Polar Coordinates: Described as (R, θ) where R is the magnitude from the origin (pole) and θ is the direction in radians counterclockwise from the positive x-axis.
Rectangular Coordinates: Regular XY format, like (4, 8) means move right 4 and up 8.
Converting Between Coordinates
Rectangular to Polar:
Magnitude (R) = sqrt(X^2 + Y^2)
Angle (θ) = tan⁻¹(Y/X)
Polar to Rectangular:
X = Rcos(θ)
Y = Rsin(θ)
Complex Numbers and Polar Coordinates
Complex Number (Rectangular Form): a + bi
Polar Form of Complex Number: Rcos(θ) + iRsin(θ)
Conversion to Polar Form
Given a complex number a + bi,
Magnitude (R) = sqrt(a^2 + b^2)
θ = tan⁻¹(b/a)
Graphing Polar Functions
Circle: R = acos(θ) or R = asin(θ)
Open upwards or downwards for sine, left or right for cosine.

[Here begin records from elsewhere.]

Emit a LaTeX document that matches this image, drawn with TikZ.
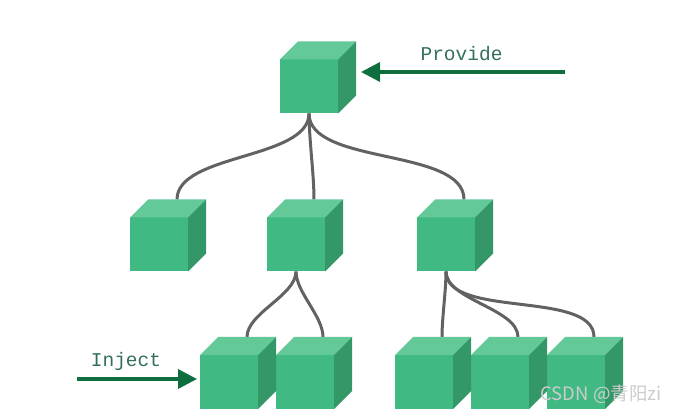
\documentclass[tikz,border=0pt]{standalone}
\usepackage{fontspec}
\usetikzlibrary{positioning,calc,arrows.meta,backgrounds}
\newfontfamily\labelfont{Liberation Mono}
\newfontfamily\cjkfont{Noto Sans CJK SC}
\definecolor{cubefront}{RGB}{64,185,131}
\definecolor{cubelid}{RGB}{99,201,153}
\definecolor{cubeflank}{RGB}{51,151,104}
\definecolor{branchgray}{RGB}{98,98,98}
\definecolor{arrowgreen}{RGB}{14,110,62}
\definecolor{labelgreen}{RGB}{50,112,88}
\tikzset{
	cubebox/.style={rectangle, fill=cubefront, minimum width=58pt, minimum height=54pt, inner sep=0pt, outer sep=0pt},
	branch/.style={draw=branchgray, line width=3pt, out=-90, in=90, looseness=0.75},
	hint/.style={font=\labelfont\fontsize{19.5}{20}\selectfont, text=labelgreen, anchor=base},
	pointer/.style={draw=arrowgreen, line width=3.5pt, -{Triangle[length=19pt,width=19pt]}},
}
\newcommand{\cubesides}[1]{%
	\fill[cubelid]   (#1.north west) -- ++(18,18) -- ++(58,0) -- (#1.north east) -- cycle;
	\fill[cubeflank] (#1.north east) -- ++(18,18) -- ++(0,-54) -- (#1.south east) -- cycle;
	\coordinate (#1-in) at ($(#1.north)+(18,18)$);
}
\begin{document}
\begin{tikzpicture}[x=1pt,y=1pt]
		\useasboundingbox (0,0) rectangle (679,412);
		% cubes
		\node (top) [cubebox] at (309,325.5) {};
		\node (l)   [cubebox] at (159,167.5) {};
		\node (m)   [cubebox] at (296,167.5) {};
		\node (r)   [cubebox] at (446,167.5) {};
		\node (a)   [cubebox] at (229,30)    {};
		\node (b)   [cubebox, right=18pt of a] {};
		\node (c)   [cubebox] at (424,30)    {};
		\node (d)   [cubebox, right=18pt of c] {};
		\node (e)   [cubebox, right=18pt of d] {};
		\cubesides{top} \cubesides{l} \cubesides{m} \cubesides{r}
		\cubesides{a} \cubesides{b} \cubesides{c} \cubesides{d} \cubesides{e}
		% branches
		\begin{scope}[on background layer]
			\draw[branch] (top.south) to (l-in);
			\draw[branch] (top.south) to (m-in);
			\draw[branch] (top.south) to (r-in);
			\draw[branch] (m.south) to (a-in);
			\draw[branch] (m.south) to (b-in);
			\draw[branch] (r.south) to (c-in);
			\draw[branch] (r.south) to (d-in);
			\draw[branch] (r.south) to (e-in);
		\end{scope}
		% provide / inject
		\coordinate (pv) at (565,340);
		\coordinate (ij) at (77,33);
		\node (provide) [hint] at (461.5,351) {Provide};
		\node (inject)  [hint] at (126,46)    {Inject};
		\draw[pointer, shorten >=23pt] (pv) -- (pv -| top.east);
		\draw[pointer, shorten >=3pt]  (ij) -- (ij -| a.west);
		\node (mark) [font=\cjkfont\fontsize{18.5}{18.5}\selectfont, text=white!80!black, anchor=base] at (601,12) {CSDN @青阳zi};
\end{tikzpicture}
\end{document}
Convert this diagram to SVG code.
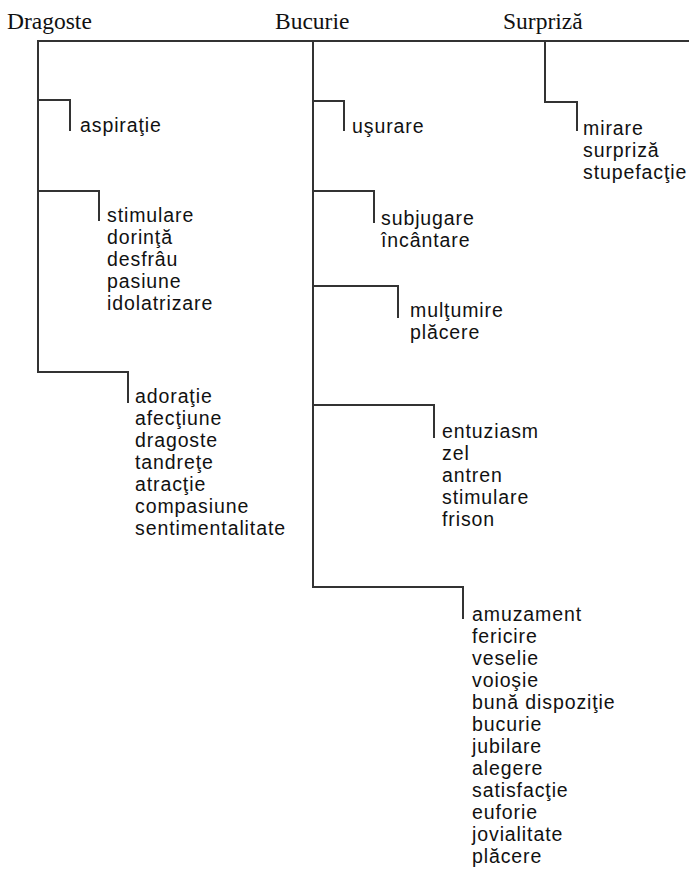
<svg xmlns="http://www.w3.org/2000/svg" width="689" height="869" viewBox="0 0 689 869">
<style>
.bg{fill:#ffffff}
.hd{font-family:"Liberation Serif","Times New Roman",serif;font-size:23.5px;fill:#111}
.it{font-family:"Liberation Sans",Arial,sans-serif;font-size:19.5px;letter-spacing:0.9px;fill:#111}
.ln{fill:none;stroke:#333;stroke-width:2;stroke-linecap:square;stroke-linejoin:miter}
</style>
<rect class="bg" x="0" y="0" width="689" height="869"/>
<g id="connectors">
<path class="ln" d="M38 41 H689"/>
<path class="ln" d="M38 41 V372"/>
<path class="ln" d="M38 100 H70 V130"/>
<path class="ln" d="M38 191 H99 V220"/>
<path class="ln" d="M38 372 H128 V402"/>
<path class="ln" d="M313 41 V587"/>
<path class="ln" d="M313 101 H344 V130"/>
<path class="ln" d="M313 191 H374 V222"/>
<path class="ln" d="M313 286 H398 V317"/>
<path class="ln" d="M313 405 H434 V437"/>
<path class="ln" d="M313 587 H463 V618"/>
<path class="ln" d="M545 41 V102 H577 V130"/>
</g>
<g id="dragoste"><text class="hd" x="7" y="29">Dragoste</text></g>
<g id="bucurie"><text class="hd" x="275" y="29">Bucurie</text></g>
<g id="surpriza"><text class="hd" x="503" y="29">Surpriză</text></g>
<g id="d1"><text class="it" x="80" y="132">aspiraţie</text></g>
<g id="d2"><text class="it" x="107" y="222">stimulare<tspan x="107" dy="22">dorinţă</tspan><tspan x="107" dy="22">desfrâu</tspan><tspan x="107" dy="22">pasiune</tspan><tspan x="107" dy="22">idolatrizare</tspan></text></g>
<g id="d3"><text class="it" x="135" y="403">adoraţie<tspan x="135" dy="22">afecţiune</tspan><tspan x="135" dy="22">dragoste</tspan><tspan x="135" dy="22">tandreţe</tspan><tspan x="135" dy="22">atracţie</tspan><tspan x="135" dy="22">compasiune</tspan><tspan x="135" dy="22">sentimentalitate</tspan></text></g>
<g id="b1"><text class="it" x="352" y="133">uşurare</text></g>
<g id="b2"><text class="it" x="381" y="225">subjugare<tspan x="381" dy="22">încântare</tspan></text></g>
<g id="b3"><text class="it" x="410" y="317">mulţumire<tspan x="410" dy="22">plăcere</tspan></text></g>
<g id="b4"><text class="it" x="442" y="438">entuziasm<tspan x="442" dy="22">zel</tspan><tspan x="442" dy="22">antren</tspan><tspan x="442" dy="22">stimulare</tspan><tspan x="442" dy="22">frison</tspan></text></g>
<g id="b5"><text class="it" x="472" y="621">amuzament<tspan x="472" dy="22">fericire</tspan><tspan x="472" dy="22">veselie</tspan><tspan x="472" dy="22">voioşie</tspan><tspan x="472" dy="22">bună dispoziţie</tspan><tspan x="472" dy="22">bucurie</tspan><tspan x="472" dy="22">jubilare</tspan><tspan x="472" dy="22">alegere</tspan><tspan x="472" dy="22">satisfacţie</tspan><tspan x="472" dy="22">euforie</tspan><tspan x="472" dy="22">jovialitate</tspan><tspan x="472" dy="22">plăcere</tspan></text></g>
<g id="s1"><text class="it" x="583" y="135">mirare<tspan x="583" dy="22">surpriză</tspan><tspan x="583" dy="22">stupefacţie</tspan></text></g>
</svg>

Magnitude (a) determines the size.
Rose: R = acos(nθ) or R = asin(nθ)
n even: 2n petals
n odd: n petals
Location starts as sine or cosine dictates (starts axis-aligned for cosine).
Lemniscate (Infinity Symbol): Presented when the equation format is R = a ± b*cos(θ) or sin(θ)
Type and orientation of lemniscate depend on the constants a and b.
Identifying Polar Graph Features
The magnitude (a) and angle (θ) parameters influence the polar graph's shape significantly:
Circle magnitudes stretch or compress the circle.
In rose and lemniscate graphs, the parameter n dictates the number of primary features (petals or loops).
Additional parameters can cause vertical shifts, affecting the graph's origin-centered symmetry.
Tracing and Plotting on Polar Graphs
A graph can be traced or plotted by examining specific intervals of θ and noting how R changes:
Positive R values plot directly in the angle's direction.
Negative R values plot in the opposite direction, akin to reflecting over the pole.
Converting and Evaluating Polar Functions
To evaluate or convert polar functions, especially for finding specific polar points (R, θ) or transitioning between polar and rectangular forms, apply the basic trigonometric identities and properties pertinent to polar coordinates.